My next bearing brought me to the top of a ridge. The view from there was expansive. The surrounding land was utterly barren, studded with rocky ridges and knolls. I thought that this must be the most beautiful area of the Avalon wilderness that I had ever seen. The landscape was so remarkably open, so laid bare.
After resting on the ridge awhile, I set a bearing for the north end of Three Corner Pond. At around noon I forded the river there so as to be on the east side of the Northwest Brook watershed. I figured the terrain on that side would make for easier walking. The river was a sparkling stream of blue studded with many boulders. After that I walked to a pond immediately to the west of Little Juniper Break, along the way spying a lone male caribou sporting a large rack of antlers. Being upwind from me, he couldn’t smell me, so we both lingered awhile.
At this pond I stopped for lunch. While eating I gazed over at the neat little hills that comprise Little Juniper Break. I remembered the time five years previous when I had walked over those hills and crossed a stream between two ponds. It appeared as if nothing had changed here in the intervening years. It seemed almost possible that I might see my old self coming over those hills again.
From there I continued north, following some scattered gullies. Now I was following pretty much the exact route I had taken five years ago. I encountered waterfowl and wading birds in some abundance. To my surprise I had a clear view to the east as far as the Butterpots near Fermeuse. Two of the recently installed windmills in that area were visible. I was amazed to have a glimpse of civilization.
In the vicinity of North Pond, at the northern extremity of the Northwest Brook watershed, I came upon a group of seven caribou. There was one male, impressively antlered, with what looked like a harem of five females, one of which had a calf. The male and his harem were occupying a ridge. I watched them from a distance. They smelled me as I got closer and eventually ran off. When I reached the ridge where they had been I saw below me – on the shore of North Pond – the mother and calf, now separated from the others. Without hesitation she led the calf to the water and they swam to the other shore, the calf’s little white tail sticking straight up in the air the whole way across. I had never seen caribou swimming before so I was delighted with this encounter. Of all the animals in the Avalon wilderness, I enjoy seeing the caribou most of all, since their population has suffered such a serious decline. It was especially nice to see several of them together, since the last two times I saw caribou in the Avalon wilderness I saw only solitary animals that looked weak and abandoned.
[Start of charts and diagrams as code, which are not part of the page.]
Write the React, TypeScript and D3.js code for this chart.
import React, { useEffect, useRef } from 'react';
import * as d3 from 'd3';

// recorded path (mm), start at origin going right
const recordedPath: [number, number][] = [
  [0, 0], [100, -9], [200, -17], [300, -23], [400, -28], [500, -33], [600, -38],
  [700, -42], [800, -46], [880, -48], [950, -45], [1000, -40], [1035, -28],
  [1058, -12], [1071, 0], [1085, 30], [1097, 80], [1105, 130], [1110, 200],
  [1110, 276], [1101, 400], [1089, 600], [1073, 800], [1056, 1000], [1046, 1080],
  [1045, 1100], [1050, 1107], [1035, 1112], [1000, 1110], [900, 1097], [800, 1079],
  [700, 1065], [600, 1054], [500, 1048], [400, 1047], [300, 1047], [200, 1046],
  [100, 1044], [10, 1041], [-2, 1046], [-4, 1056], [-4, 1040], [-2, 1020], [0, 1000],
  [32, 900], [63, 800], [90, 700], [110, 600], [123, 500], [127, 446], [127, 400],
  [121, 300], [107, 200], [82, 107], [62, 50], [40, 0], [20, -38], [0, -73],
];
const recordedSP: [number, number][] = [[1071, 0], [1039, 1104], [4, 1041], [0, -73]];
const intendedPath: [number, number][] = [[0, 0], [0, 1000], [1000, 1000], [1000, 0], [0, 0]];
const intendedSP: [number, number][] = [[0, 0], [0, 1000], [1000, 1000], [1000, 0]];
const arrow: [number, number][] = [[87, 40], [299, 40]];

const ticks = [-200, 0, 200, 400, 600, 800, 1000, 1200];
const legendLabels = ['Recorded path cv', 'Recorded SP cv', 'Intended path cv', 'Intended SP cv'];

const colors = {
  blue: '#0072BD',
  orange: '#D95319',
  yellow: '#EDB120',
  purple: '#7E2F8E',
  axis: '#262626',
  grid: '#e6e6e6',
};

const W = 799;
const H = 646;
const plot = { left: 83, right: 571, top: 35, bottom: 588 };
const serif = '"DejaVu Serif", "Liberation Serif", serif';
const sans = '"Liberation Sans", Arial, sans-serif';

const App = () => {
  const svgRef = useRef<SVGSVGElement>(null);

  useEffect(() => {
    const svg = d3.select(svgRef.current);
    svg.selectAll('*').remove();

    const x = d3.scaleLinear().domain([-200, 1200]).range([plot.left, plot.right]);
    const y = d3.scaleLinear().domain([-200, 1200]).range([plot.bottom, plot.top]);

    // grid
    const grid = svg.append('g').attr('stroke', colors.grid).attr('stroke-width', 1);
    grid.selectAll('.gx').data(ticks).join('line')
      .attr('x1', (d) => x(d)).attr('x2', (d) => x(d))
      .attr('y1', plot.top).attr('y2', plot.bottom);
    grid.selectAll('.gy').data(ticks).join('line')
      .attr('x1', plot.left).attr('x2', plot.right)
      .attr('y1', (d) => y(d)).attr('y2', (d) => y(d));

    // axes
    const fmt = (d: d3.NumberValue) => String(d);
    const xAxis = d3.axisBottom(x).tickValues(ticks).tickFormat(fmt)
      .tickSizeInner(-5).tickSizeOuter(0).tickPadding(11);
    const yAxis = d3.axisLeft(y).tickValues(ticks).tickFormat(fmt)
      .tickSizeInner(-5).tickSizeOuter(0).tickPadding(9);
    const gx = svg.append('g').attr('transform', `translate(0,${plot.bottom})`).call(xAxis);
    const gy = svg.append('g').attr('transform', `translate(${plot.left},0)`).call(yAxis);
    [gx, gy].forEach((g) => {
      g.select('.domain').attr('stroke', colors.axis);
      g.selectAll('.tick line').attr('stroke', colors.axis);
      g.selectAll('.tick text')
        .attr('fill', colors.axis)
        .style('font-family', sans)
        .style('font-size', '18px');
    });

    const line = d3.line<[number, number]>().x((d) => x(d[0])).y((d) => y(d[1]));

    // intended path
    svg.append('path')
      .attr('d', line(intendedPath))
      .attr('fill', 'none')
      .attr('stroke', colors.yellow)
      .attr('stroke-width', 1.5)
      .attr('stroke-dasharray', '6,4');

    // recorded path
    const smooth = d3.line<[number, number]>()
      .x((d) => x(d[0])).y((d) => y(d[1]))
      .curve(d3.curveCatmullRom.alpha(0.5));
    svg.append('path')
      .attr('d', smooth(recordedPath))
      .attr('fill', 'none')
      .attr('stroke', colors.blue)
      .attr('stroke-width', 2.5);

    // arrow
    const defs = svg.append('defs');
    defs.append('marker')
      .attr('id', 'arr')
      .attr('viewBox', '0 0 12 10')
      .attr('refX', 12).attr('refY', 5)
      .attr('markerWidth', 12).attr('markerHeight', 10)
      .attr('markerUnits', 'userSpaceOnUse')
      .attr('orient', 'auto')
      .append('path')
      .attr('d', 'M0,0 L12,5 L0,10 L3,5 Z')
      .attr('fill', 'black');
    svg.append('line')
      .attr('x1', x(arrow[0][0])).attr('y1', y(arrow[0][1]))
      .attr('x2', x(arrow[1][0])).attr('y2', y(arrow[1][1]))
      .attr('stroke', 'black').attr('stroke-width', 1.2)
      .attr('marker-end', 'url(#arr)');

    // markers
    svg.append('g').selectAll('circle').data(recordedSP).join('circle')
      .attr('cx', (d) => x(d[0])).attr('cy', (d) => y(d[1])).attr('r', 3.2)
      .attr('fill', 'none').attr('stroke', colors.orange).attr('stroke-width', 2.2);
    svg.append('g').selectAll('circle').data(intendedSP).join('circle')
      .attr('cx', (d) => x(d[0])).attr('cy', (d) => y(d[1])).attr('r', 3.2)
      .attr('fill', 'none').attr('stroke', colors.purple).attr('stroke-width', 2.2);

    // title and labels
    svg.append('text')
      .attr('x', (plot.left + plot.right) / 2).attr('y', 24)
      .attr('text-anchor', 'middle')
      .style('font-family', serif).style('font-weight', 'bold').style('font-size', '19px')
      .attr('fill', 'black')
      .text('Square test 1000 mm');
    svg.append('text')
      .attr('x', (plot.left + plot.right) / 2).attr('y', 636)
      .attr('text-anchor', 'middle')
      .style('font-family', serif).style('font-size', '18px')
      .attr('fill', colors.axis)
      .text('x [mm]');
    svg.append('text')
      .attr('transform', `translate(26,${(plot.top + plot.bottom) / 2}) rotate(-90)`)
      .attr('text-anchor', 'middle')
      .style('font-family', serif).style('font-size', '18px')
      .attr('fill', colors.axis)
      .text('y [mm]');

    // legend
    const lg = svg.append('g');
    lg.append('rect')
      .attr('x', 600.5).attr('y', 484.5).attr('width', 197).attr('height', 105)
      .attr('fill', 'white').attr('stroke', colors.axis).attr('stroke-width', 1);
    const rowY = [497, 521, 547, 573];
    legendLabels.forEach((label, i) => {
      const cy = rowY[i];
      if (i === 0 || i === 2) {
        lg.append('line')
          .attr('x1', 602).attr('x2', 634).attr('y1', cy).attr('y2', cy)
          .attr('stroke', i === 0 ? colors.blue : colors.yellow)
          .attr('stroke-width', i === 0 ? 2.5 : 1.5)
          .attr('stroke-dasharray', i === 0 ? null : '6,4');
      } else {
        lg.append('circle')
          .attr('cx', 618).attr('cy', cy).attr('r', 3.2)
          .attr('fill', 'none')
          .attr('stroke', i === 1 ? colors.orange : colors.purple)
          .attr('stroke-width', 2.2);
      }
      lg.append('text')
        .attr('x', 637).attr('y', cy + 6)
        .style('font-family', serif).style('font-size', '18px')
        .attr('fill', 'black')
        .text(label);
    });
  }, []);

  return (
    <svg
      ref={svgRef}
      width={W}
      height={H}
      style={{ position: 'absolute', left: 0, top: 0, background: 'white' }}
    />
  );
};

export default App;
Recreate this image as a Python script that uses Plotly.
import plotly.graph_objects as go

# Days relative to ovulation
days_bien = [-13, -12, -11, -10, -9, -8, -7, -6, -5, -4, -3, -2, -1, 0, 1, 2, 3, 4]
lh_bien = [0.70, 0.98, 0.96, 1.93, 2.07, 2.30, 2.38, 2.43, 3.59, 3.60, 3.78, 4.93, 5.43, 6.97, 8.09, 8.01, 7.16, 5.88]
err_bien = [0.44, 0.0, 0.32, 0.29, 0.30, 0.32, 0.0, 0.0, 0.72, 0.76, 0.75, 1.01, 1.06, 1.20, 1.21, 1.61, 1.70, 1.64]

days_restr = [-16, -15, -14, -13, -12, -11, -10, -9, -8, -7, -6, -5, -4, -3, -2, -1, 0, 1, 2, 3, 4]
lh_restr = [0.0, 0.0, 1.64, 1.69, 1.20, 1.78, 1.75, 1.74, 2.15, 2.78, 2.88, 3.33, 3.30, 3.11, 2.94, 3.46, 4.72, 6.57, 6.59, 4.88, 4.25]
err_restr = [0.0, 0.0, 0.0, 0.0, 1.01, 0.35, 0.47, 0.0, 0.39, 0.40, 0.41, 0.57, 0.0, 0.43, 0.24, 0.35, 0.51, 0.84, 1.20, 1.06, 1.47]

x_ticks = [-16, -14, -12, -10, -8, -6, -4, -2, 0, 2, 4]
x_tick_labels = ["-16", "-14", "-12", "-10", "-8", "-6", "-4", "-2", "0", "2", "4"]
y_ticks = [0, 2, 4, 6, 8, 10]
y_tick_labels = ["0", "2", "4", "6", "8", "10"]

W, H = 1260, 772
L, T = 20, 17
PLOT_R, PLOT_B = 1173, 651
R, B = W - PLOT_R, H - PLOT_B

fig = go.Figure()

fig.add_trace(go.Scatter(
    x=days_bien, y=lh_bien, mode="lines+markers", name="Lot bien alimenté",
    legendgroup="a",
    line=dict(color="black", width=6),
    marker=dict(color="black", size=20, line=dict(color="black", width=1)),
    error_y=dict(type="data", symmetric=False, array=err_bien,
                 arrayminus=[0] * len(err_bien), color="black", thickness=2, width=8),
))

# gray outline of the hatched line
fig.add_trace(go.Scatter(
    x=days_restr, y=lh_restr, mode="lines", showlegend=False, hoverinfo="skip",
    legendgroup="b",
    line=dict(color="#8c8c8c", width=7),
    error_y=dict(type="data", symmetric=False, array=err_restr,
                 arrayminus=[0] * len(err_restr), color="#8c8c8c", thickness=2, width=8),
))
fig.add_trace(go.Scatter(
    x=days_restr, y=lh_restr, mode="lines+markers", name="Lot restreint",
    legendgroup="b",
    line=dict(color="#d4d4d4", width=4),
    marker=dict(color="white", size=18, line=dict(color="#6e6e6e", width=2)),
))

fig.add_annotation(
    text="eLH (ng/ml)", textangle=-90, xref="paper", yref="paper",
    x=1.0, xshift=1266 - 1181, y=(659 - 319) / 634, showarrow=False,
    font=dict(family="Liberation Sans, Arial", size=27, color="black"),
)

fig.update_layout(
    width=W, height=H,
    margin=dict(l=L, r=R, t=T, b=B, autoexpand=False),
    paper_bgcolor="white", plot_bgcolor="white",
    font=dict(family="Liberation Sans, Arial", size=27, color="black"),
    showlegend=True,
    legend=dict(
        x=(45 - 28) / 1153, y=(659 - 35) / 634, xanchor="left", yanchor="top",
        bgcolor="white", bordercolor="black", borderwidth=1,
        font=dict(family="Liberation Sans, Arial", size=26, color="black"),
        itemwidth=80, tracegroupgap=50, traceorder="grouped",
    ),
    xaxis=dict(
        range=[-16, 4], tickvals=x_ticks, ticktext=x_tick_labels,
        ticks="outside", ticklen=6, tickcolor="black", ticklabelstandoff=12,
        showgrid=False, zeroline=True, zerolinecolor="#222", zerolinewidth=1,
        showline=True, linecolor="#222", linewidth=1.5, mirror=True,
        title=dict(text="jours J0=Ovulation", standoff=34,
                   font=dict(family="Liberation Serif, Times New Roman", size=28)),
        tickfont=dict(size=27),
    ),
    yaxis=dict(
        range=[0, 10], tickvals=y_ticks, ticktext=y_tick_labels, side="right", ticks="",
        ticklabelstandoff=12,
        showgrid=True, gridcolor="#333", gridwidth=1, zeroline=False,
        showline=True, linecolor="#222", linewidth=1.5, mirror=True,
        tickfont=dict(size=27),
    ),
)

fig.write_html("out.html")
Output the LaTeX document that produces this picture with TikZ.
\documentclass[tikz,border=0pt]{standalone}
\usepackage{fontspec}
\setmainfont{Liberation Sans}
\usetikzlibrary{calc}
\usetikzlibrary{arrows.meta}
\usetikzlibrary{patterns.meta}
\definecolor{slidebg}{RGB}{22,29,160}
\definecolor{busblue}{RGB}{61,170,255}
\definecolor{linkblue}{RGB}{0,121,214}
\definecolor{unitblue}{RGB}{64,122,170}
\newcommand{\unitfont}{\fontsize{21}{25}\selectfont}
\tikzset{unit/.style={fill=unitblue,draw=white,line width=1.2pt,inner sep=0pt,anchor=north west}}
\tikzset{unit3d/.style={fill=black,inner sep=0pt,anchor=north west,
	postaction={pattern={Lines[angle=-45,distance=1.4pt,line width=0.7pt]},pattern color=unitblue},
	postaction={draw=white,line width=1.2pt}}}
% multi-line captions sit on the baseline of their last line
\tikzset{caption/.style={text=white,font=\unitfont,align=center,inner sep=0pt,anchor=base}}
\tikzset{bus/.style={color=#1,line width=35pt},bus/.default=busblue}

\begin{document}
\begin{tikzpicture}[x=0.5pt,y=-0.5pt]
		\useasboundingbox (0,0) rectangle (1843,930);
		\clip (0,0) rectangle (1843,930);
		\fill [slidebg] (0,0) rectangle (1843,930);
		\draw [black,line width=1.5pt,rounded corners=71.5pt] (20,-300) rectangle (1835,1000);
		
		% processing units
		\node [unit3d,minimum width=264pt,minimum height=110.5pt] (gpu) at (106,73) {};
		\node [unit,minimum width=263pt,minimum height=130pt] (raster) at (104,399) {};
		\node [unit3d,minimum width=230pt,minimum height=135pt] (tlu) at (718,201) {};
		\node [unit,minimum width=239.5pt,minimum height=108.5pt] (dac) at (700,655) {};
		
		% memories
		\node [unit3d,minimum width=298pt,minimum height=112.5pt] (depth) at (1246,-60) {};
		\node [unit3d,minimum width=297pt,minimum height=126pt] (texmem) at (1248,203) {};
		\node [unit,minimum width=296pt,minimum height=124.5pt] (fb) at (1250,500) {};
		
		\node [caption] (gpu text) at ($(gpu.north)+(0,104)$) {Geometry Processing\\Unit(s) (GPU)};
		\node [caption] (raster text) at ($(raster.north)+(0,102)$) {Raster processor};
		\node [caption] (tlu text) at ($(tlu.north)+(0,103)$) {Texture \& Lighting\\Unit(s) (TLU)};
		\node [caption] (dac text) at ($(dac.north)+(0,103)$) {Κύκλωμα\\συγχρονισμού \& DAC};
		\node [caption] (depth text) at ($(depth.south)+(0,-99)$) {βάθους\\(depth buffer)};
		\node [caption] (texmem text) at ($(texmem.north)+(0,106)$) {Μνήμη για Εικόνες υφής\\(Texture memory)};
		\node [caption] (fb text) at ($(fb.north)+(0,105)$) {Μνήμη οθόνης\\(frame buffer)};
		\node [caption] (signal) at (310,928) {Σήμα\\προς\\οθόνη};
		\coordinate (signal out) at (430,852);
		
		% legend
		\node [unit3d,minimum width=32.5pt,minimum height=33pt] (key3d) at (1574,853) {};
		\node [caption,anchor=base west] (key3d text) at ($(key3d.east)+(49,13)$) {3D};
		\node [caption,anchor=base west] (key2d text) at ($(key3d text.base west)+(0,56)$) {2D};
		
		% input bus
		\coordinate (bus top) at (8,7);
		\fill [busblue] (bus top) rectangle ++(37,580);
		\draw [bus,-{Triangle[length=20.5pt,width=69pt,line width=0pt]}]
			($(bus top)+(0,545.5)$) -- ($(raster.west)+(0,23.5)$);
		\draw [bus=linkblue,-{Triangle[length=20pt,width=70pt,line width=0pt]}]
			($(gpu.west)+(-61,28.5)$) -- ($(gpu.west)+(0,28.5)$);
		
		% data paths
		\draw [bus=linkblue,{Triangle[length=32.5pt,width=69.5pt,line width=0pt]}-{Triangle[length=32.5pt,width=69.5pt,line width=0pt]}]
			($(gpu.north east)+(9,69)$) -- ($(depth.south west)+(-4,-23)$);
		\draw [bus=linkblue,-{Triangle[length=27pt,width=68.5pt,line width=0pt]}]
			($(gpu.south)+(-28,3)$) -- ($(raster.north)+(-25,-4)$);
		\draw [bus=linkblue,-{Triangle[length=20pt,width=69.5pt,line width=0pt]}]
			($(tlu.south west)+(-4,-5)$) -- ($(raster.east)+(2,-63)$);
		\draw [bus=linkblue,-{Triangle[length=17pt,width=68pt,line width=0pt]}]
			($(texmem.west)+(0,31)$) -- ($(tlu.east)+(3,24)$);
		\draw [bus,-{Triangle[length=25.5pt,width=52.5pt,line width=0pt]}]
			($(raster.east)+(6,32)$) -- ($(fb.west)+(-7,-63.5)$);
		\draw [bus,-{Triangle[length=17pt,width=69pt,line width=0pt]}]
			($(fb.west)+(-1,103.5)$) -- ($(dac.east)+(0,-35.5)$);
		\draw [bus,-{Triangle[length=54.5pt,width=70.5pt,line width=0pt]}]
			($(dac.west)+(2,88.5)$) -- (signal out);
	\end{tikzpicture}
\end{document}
The dead end of a dead end road
At that point I was finally getting near Horse Chops Road. I was tired and wanted to find a camping place pronto. First I had to find the road, and in order to do that I had to make my way through a patch of dense woods. I tried a number of moose and caribou trails to no avail. Finally I found one that moved me in the right direction. Soon I saw a break in the trees which, to my relief, turned out to be the road.
I had started walking west along the narrow and infrequently used dirt road when a partridge suddenly and loudly flapped its wings and flew away. It gave me quite a scare. I was feeling a bit on edge due to exhaustion, as well as a little nervous about going to the end of Horse Chops Road.
I find there’s something horribly desolate about the end of Horse Chops Road. It terminates at the south end of Stage Pond where a stone and earthwork dam was built in the 1950s. The dam is raised quite high above North Pond, so the water that now gathers in Stage Pond must have previously flowed south into the Northwest Brook water system. Presently it flows north toward the hydroelectric stations at Cape Broyle. There’s also a scarred and gravely island in Stage Pond near the dam. It looks like the upper portion of what was once a gravel pit, peeking its crescent-shaped rim above the surface of the reservoir. It all makes for a pretty ugly scene. This kind of rudely abandoned industrial worksite, marring an otherwise gorgeous wilderness, tends to unsettle me.
I had little choice but to camp right next to the dam. This campsite was definitely not as pleasant as the beach at Northwest Pond. Man-made reservoirs always seem to me rather lifeless in comparison with natural bodies of water. Despite the ugliness of the place, I was glad to have a spot to eat and rest. With the sun setting, I quickly did my evening stretches, set up the tent, and made supper: another burger, with couscous and veggies this time, and half an avocado sprinkled with salt. A robin visited me while I made supper.
That evening the wind changed: cloud and fog started coming in from the southeast. The air became cold. I figured if it remained foggy the next day, it would be best take the road. I’d been hoping to explore the west side of Stage Pond and Blackwoods Pond, but by the looks of it there would be a lot of tuckamore along that route. I left the final decision till morning and fell asleep to the sound of loons.